Bible study groups often end with prayer requests, and that can be good. But if every prayer time begins and ends with needs, the group may miss the wider shape of Christian prayer. The ACTS prayer method helps a group slow down and pray through a balanced pattern.

What ACTS means for a group

  • Adoration: name who God is from the passage you studied.
  • Confession: quietly acknowledge where the passage corrects, humbles or redirects the group.
  • Thanksgiving: remember signs of grace, provision and answered prayer.
  • Supplication: bring requests for people, families, ministry work and the week ahead.

The order matters because it turns prayer toward God before it turns toward problems. It also gives quieter members a simple path into prayer.

A 15-minute ACTS prayer plan

  1. 2 minutes: read one verse from the Bible study passage again.
  2. 3 minutes: adoration — invite short sentence prayers about God’s character.
  3. 2 minutes: confession — leave space for silent prayer or one gentle leader prayer.
  4. 3 minutes: thanksgiving — name what the group can remember with gratitude.
  5. 5 minutes: supplication — pray for requests with care and privacy.
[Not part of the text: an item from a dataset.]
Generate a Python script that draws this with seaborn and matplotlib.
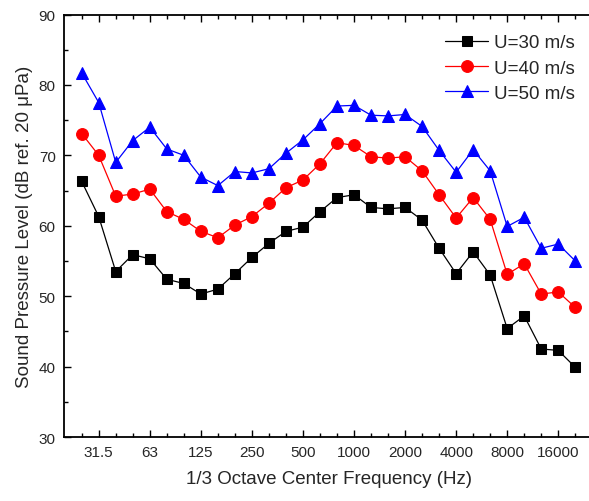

This is enough for many small groups, especially on weeknights when people are tired. A consistent short rhythm is better than a complicated plan that the group cannot keep.
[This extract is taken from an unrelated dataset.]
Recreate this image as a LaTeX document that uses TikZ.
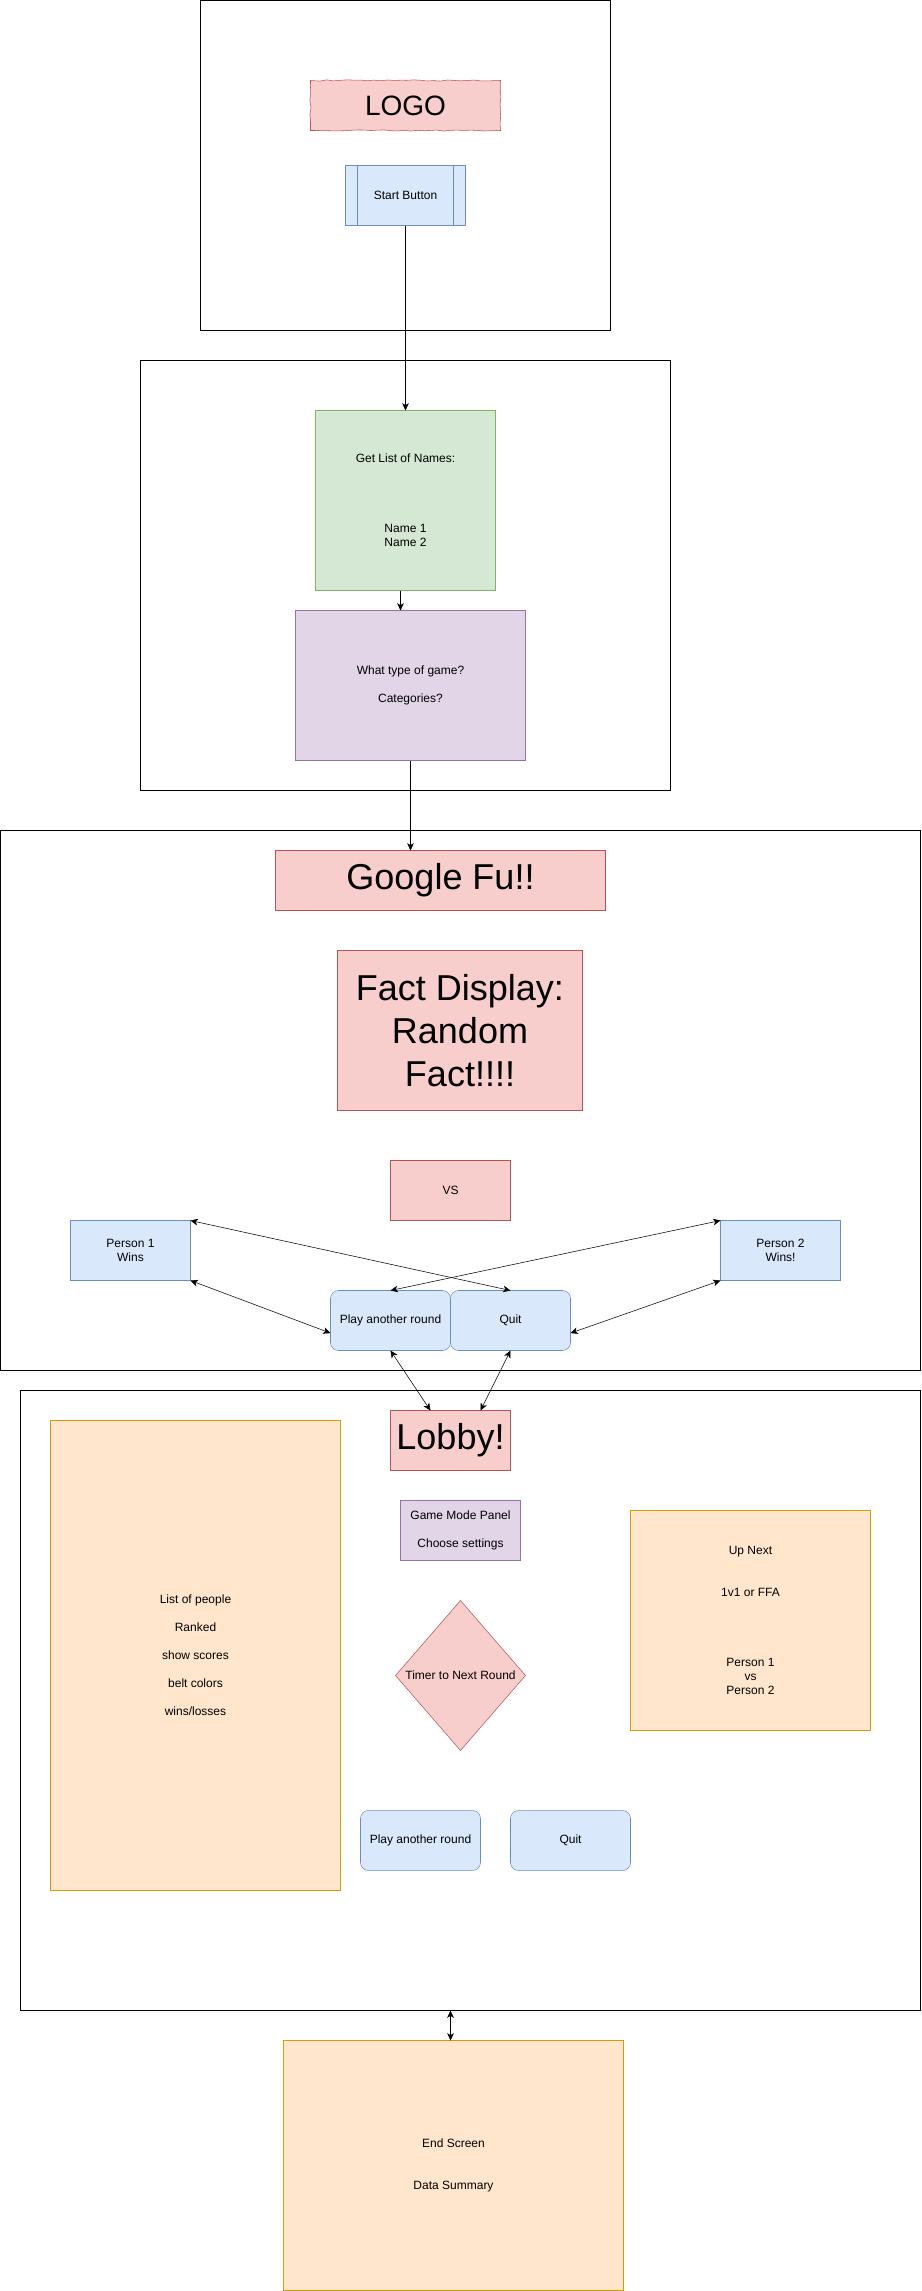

Use the study passage as the starting point

Before asking for requests, ask one question: “What does this passage show us about God?” That answer becomes the adoration step. If the passage points to God’s mercy, begin there. If it points to God’s faithfulness, begin there. This keeps prayer connected to Scripture rather than separate from the study.

Keep confession gentle and safe

In a group setting, confession should not become pressure to share private details. A leader can simply say, “Lord, show us where we need your correction and grace.” People can pray silently. This protects trust while still allowing Scripture to shape the heart.

Make gratitude specific

Thanksgiving becomes stronger when it is concrete. The group might thank God for a conversation, a small provision, endurance during a hard week, or clarity from Scripture. These notes can also be written in a shared prayer journal so the group can remember them later.
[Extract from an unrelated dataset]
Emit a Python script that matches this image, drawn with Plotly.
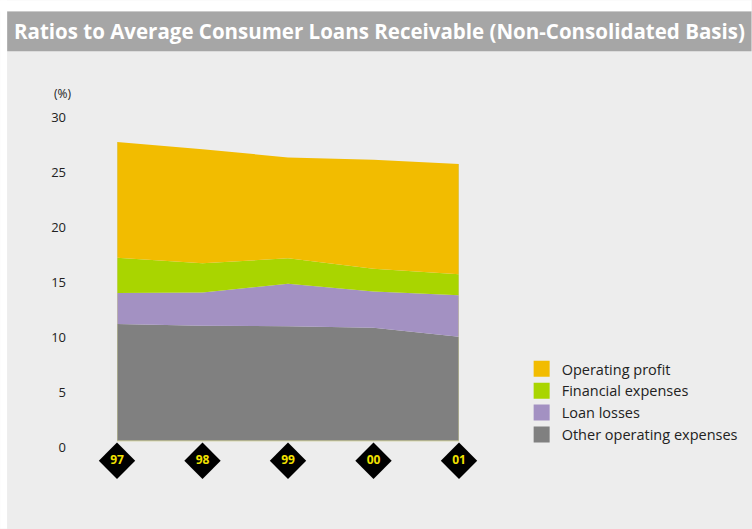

Handle requests with dignity

When the group reaches supplication, write only what needs to be remembered. Avoid unnecessary medical, financial or family details. If a request is sensitive, record a broad prayer focus such as “peace,” “wisdom” or “healing” rather than a full explanation.

ACTS prayer prompts for a Bible study group

Adoration: What does today’s passage show us about God?

Confession: Where do we need God’s mercy, correction or help?

Thanksgiving: What grace from this week should we remember?

Supplication: Who or what are we carrying together in prayer?

ACTS prayer for Bible study FAQ

Can ACTS prayer work in a small group?

Yes. ACTS prayer works well in a small group because it gives everyone a clear order for prayer without requiring long or polished words.

How long should group ACTS prayer take?

A Bible study group can use ACTS prayer in 10 to 15 minutes. The goal is a steady rhythm, not a long meeting.

Should prayer requests be written down?

Writing requests can help with follow-through, but groups should keep notes brief, respectful and private.